++++ Data segment
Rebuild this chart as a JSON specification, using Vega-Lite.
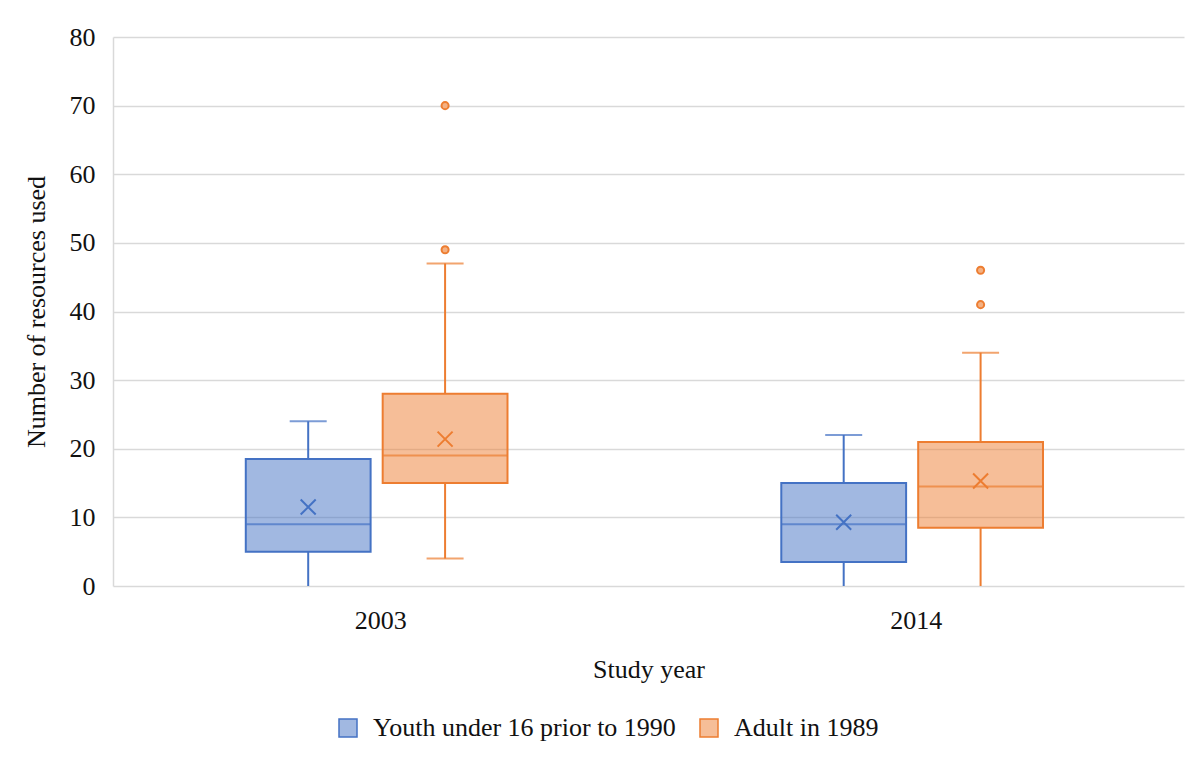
{
  "$schema": "https://vega.github.io/schema/vega-lite/v6.json",
  "width": 1071,
  "height": 549,
  "autosize": {"type": "none"},
  "padding": {"left": 113, "top": 37, "right": 15, "bottom": 188},
  "background": "white",
  "config": {
    "font": "Liberation Serif",
    "view": {"stroke": null},
    "axis": {
      "labelFont": "Liberation Serif",
      "titleFont": "Liberation Serif",
      "labelFontSize": 26,
      "titleFontSize": 26,
      "labelColor": "#111111",
      "titleColor": "#111111",
      "titleFontWeight": "normal",
      "gridColor": "#d9d9d9",
      "gridWidth": 1.5,
      "domainColor": "#d9d9d9",
      "domainWidth": 1.5,
      "tickSize": 0,
      "ticks": false
    },
    "legend": {
      "labelFont": "Liberation Serif",
      "labelFontSize": 26,
      "labelColor": "#111111",
      "labelLimit": 0
    }
  },
  "datasets": {
    "summary": [
      {"year": "2003", "group": "Youth under 16 prior to 1990", "lower": 0, "q1": 5, "median": 9, "q3": 18.5, "upper": 24, "mean": 11.5},
      {"year": "2003", "group": "Adult in 1989", "lower": 4, "q1": 15, "median": 19, "q3": 28, "upper": 47, "mean": 21.4},
      {"year": "2014", "group": "Youth under 16 prior to 1990", "lower": 0, "q1": 3.5, "median": 9, "q3": 15, "upper": 22, "mean": 9.3},
      {"year": "2014", "group": "Adult in 1989", "lower": 0, "q1": 8.5, "median": 14.5, "q3": 21, "upper": 34, "mean": 15.3}
    ],
    "outliers": [
      {"year": "2003", "group": "Adult in 1989", "value": 49},
      {"year": "2003", "group": "Adult in 1989", "value": 70},
      {"year": "2014", "group": "Adult in 1989", "value": 41},
      {"year": "2014", "group": "Adult in 1989", "value": 46}
    ]
  },
  "encoding": {
    "x": {
      "field": "year",
      "type": "nominal",
      "scale": {"paddingInner": 0, "paddingOuter": 0},
      "axis": {
        "title": "Study year",
        "labelAngle": 0,
        "labelPadding": 21,
        "titlePadding": 23,
        "domain": false,
        "grid": false
      }
    },
    "xOffset": {
      "field": "group",
      "type": "nominal",
      "sort": ["Youth under 16 prior to 1990", "Adult in 1989"],
      "scale": {"paddingInner": 0.0882, "paddingOuter": 1.013, "align": 0.485}
    }
  },
  "layer": [
    {
      "data": {"name": "summary"},
      "mark": {"type": "rule", "strokeWidth": 2},
      "encoding": {
        "y": {
          "field": "lower",
          "type": "quantitative",
          "scale": {"domain": [0, 80], "nice": false},
          "axis": {
            "title": "Number of resources used",
            "values": [0, 10, 20, 30, 40, 50, 60, 70, 80],
            "labelPadding": 18,
            "titlePadding": 20,
            "grid": true,
            "domain": true
          }
        },
        "y2": {"field": "q1"},
        "color": {
          "field": "group",
          "type": "nominal",
          "scale": {"domain": ["Adult in 1989", "Youth under 16 prior to 1990"], "range": ["#ED7D31", "#4472C4"]},
          "legend": null
        }
      }
    },
    {
      "data": {"name": "summary"},
      "mark": {"type": "rule", "strokeWidth": 2},
      "encoding": {
        "y": {"field": "q3", "type": "quantitative"},
        "y2": {"field": "upper"},
        "color": {"field": "group", "type": "nominal", "legend": null}
      }
    },
    {
      "data": {"name": "summary"},
      "mark": {"type": "bar", "strokeWidth": 2},
      "encoding": {
        "y": {"field": "q1", "type": "quantitative"},
        "y2": {"field": "q3"},
        "fill": {
          "field": "group",
          "type": "nominal",
          "scale": {"domain": ["Youth under 16 prior to 1990", "Adult in 1989"], "range": ["rgba(68,114,196,0.5)", "rgba(237,125,49,0.5)"]},
          "legend": {
            "title": null,
            "orient": "none",
            "direction": "horizontal",
            "legendX": 222,
            "legendY": 678,
            "symbolType": "square",
            "symbolSize": 324,
            "symbolStrokeWidth": 1.5,
            "labelOffset": 12,
            "columnPadding": 20,
            "labelLimit": 0
          }
        },
        "stroke": {
          "field": "group",
          "type": "nominal",
          "scale": {"domain": ["Youth under 16 prior to 1990", "Adult in 1989"], "range": ["#4472C4", "#ED7D31"]},
          "legend": {
            "title": null,
            "orient": "none",
            "direction": "horizontal",
            "legendX": 222,
            "legendY": 678,
            "symbolType": "square",
            "symbolSize": 324,
            "symbolStrokeWidth": 1.5,
            "labelOffset": 12,
            "columnPadding": 20,
            "labelLimit": 0
          }
        }
      }
    },
    {
      "data": {"name": "summary"},
      "mark": {"type": "tick", "size": 124, "thickness": 2},
      "encoding": {
        "y": {"field": "median", "type": "quantitative"},
        "color": {"field": "group", "type": "nominal", "legend": null}
      }
    },
    {
      "data": {"name": "summary"},
      "mark": {"type": "tick", "size": 37, "thickness": 2},
      "encoding": {
        "y": {"field": "upper", "type": "quantitative"},
        "color": {"field": "group", "type": "nominal", "legend": null}
      }
    },
    {
      "data": {"name": "summary"},
      "transform": [{"filter": "datum.lower > 0"}],
      "mark": {"type": "tick", "size": 37, "thickness": 2},
      "encoding": {
        "y": {"field": "lower", "type": "quantitative"},
        "color": {"field": "group", "type": "nominal", "legend": null}
      }
    },
    {
      "data": {"name": "summary"},
      "mark": {"type": "point", "shape": "M-1,-1L1,1M-1,1L1,-1", "size": 225, "filled": false, "strokeWidth": 2, "opacity": 1},
      "encoding": {
        "y": {"field": "mean", "type": "quantitative"},
        "color": {"field": "group", "type": "nominal", "legend": null}
      }
    },
    {
      "data": {"name": "outliers"},
      "mark": {"type": "point", "shape": "circle", "size": 50, "filled": true, "fill": "#F4B183", "stroke": "#ED7D31", "strokeWidth": 2, "opacity": 1},
      "encoding": {
        "y": {"field": "value", "type": "quantitative"}
      }
    }
  ]
}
++++++++
▸ The problem:
Exclude the images and reproduce the remaining data exactly.

▸ Exercise result:
Rebuild this chart as a JSON specification, using Vega-Lite.
{
  "$schema": "https://vega.github.io/schema/vega-lite/v6.json",
  "width": 1071,
  "height": 549,
  "autosize": {"type": "none"},
  "padding": {"left": 113, "top": 37, "right": 15, "bottom": 188},
  "background": "white",
  "config": {
    "font": "Liberation Serif",
    "view": {"stroke": null},
    "axis": {
      "labelFont": "Liberation Serif",
      "titleFont": "Liberation Serif",
      "labelFontSize": 26,
      "titleFontSize": 26,
      "labelColor": "#111111",
      "titleColor": "#111111",
      "titleFontWeight": "normal",
      "gridColor": "#d9d9d9",
      "gridWidth": 1.5,
      "domainColor": "#d9d9d9",
      "domainWidth": 1.5,
      "tickSize": 0,
      "ticks": false
    },
    "legend": {
      "labelFont": "Liberation Serif",
      "labelFontSize": 26,
      "labelColor": "#111111",
      "labelLimit": 0
    }
  },
  "datasets": {
    "summary": [
      {"year": "2003", "group": "Youth under 16 prior to 1990", "lower": 0, "q1": 5, "median": 9, "q3": 18.5, "upper": 24, "mean": 11.5},
      {"year": "2003", "group": "Adult in 1989", "lower": 4, "q1": 15, "median": 19, "q3": 28, "upper": 47, "mean": 21.4},
      {"year": "2014", "group": "Youth under 16 prior to 1990", "lower": 0, "q1": 3.5, "median": 9, "q3": 15, "upper": 22, "mean": 9.3},
      {"year": "2014", "group": "Adult in 1989", "lower": 0, "q1": 8.5, "median": 14.5, "q3": 21, "upper": 34, "mean": 15.3}
    ],
    "outliers": [
      {"year": "2003", "group": "Adult in 1989", "value": 49},
      {"year": "2003", "group": "Adult in 1989", "value": 70},
      {"year": "2014", "group": "Adult in 1989", "value": 41},
      {"year": "2014", "group": "Adult in 1989", "value": 46}
    ]
  },
  "encoding": {
    "x": {
      "field": "year",
      "type": "nominal",
      "scale": {"paddingInner": 0, "paddingOuter": 0},
      "axis": {
        "title": "Study year",
        "labelAngle": 0,
        "labelPadding": 21,
        "titlePadding": 23,
        "domain": false,
        "grid": false
      }
    },
    "xOffset": {
      "field": "group",
      "type": "nominal",
      "sort": ["Youth under 16 prior to 1990", "Adult in 1989"],
      "scale": {"paddingInner": 0.0882, "paddingOuter": 1.013, "align": 0.485}
    }
  },
  "layer": [
    {
      "data": {"name": "summary"},
      "mark": {"type": "rule", "strokeWidth": 2},
      "encoding": {
        "y": {
          "field": "lower",
          "type": "quantitative",
          "scale": {"domain": [0, 80], "nice": false},
          "axis": {
            "title": "Number of resources used",
            "values": [0, 10, 20, 30, 40, 50, 60, 70, 80],
            "labelPadding": 18,
            "titlePadding": 20,
            "grid": true,
            "domain": true
          }
        },
        "y2": {"field": "q1"},
        "color": {
          "field": "group",
          "type": "nominal",
          "scale": {"domain": ["Adult in 1989", "Youth under 16 prior to 1990"], "range": ["#ED7D31", "#4472C4"]},
          "legend": null
        }
      }
    },
    {
      "data": {"name": "summary"},
      "mark": {"type": "rule", "strokeWidth": 2},
      "encoding": {
        "y": {"field": "q3", "type": "quantitative"},
        "y2": {"field": "upper"},
        "color": {"field": "group", "type": "nominal", "legend": null}
      }
    },
    {
      "data": {"name": "summary"},
      "mark": {"type": "bar", "strokeWidth": 2},
      "encoding": {
        "y": {"field": "q1", "type": "quantitative"},
        "y2": {"field": "q3"},
        "fill": {
          "field": "group",
          "type": "nominal",
          "scale": {"domain": ["Youth under 16 prior to 1990", "Adult in 1989"], "range": ["rgba(68,114,196,0.5)", "rgba(237,125,49,0.5)"]},
          "legend": {
            "title": null,
            "orient": "none",
            "direction": "horizontal",
            "legendX": 222,
            "legendY": 678,
            "symbolType": "square",
            "symbolSize": 324,
            "symbolStrokeWidth": 1.5,
            "labelOffset": 12,
            "columnPadding": 20,
            "labelLimit": 0
          }
        },
        "stroke": {
          "field": "group",
          "type": "nominal",
          "scale": {"domain": ["Youth under 16 prior to 1990", "Adult in 1989"], "range": ["#4472C4", "#ED7D31"]},
          "legend": {
            "title": null,
            "orient": "none",
            "direction": "horizontal",
            "legendX": 222,
            "legendY": 678,
            "symbolType": "square",
            "symbolSize": 324,
            "symbolStrokeWidth": 1.5,
            "labelOffset": 12,
            "columnPadding": 20,
            "labelLimit": 0
          }
        }
      }
    },
    {
      "data": {"name": "summary"},
      "mark": {"type": "tick", "size": 124, "thickness": 2},
      "encoding": {
        "y": {"field": "median", "type": "quantitative"},
        "color": {"field": "group", "type": "nominal", "legend": null}
      }
    },
    {
      "data": {"name": "summary"},
      "mark": {"type": "tick", "size": 37, "thickness": 2},
      "encoding": {
        "y": {"field": "upper", "type": "quantitative"},
        "color": {"field": "group", "type": "nominal", "legend": null}
      }
    },
    {
      "data": {"name": "summary"},
      "transform": [{"filter": "datum.lower > 0"}],
      "mark": {"type": "tick", "size": 37, "thickness": 2},
      "encoding": {
        "y": {"field": "lower", "type": "quantitative"},
        "color": {"field": "group", "type": "nominal", "legend": null}
      }
    },
    {
      "data": {"name": "summary"},
      "mark": {"type": "point", "shape": "M-1,-1L1,1M-1,1L1,-1", "size": 225, "filled": false, "strokeWidth": 2, "opacity": 1},
      "encoding": {
        "y": {"field": "mean", "type": "quantitative"},
        "color": {"field": "group", "type": "nominal", "legend": null}
      }
    },
    {
      "data": {"name": "outliers"},
      "mark": {"type": "point", "shape": "circle", "size": 50, "filled": true, "fill": "#F4B183", "stroke": "#ED7D31", "strokeWidth": 2, "opacity": 1},
      "encoding": {
        "y": {"field": "value", "type": "quantitative"}
      }
    }
  ]
}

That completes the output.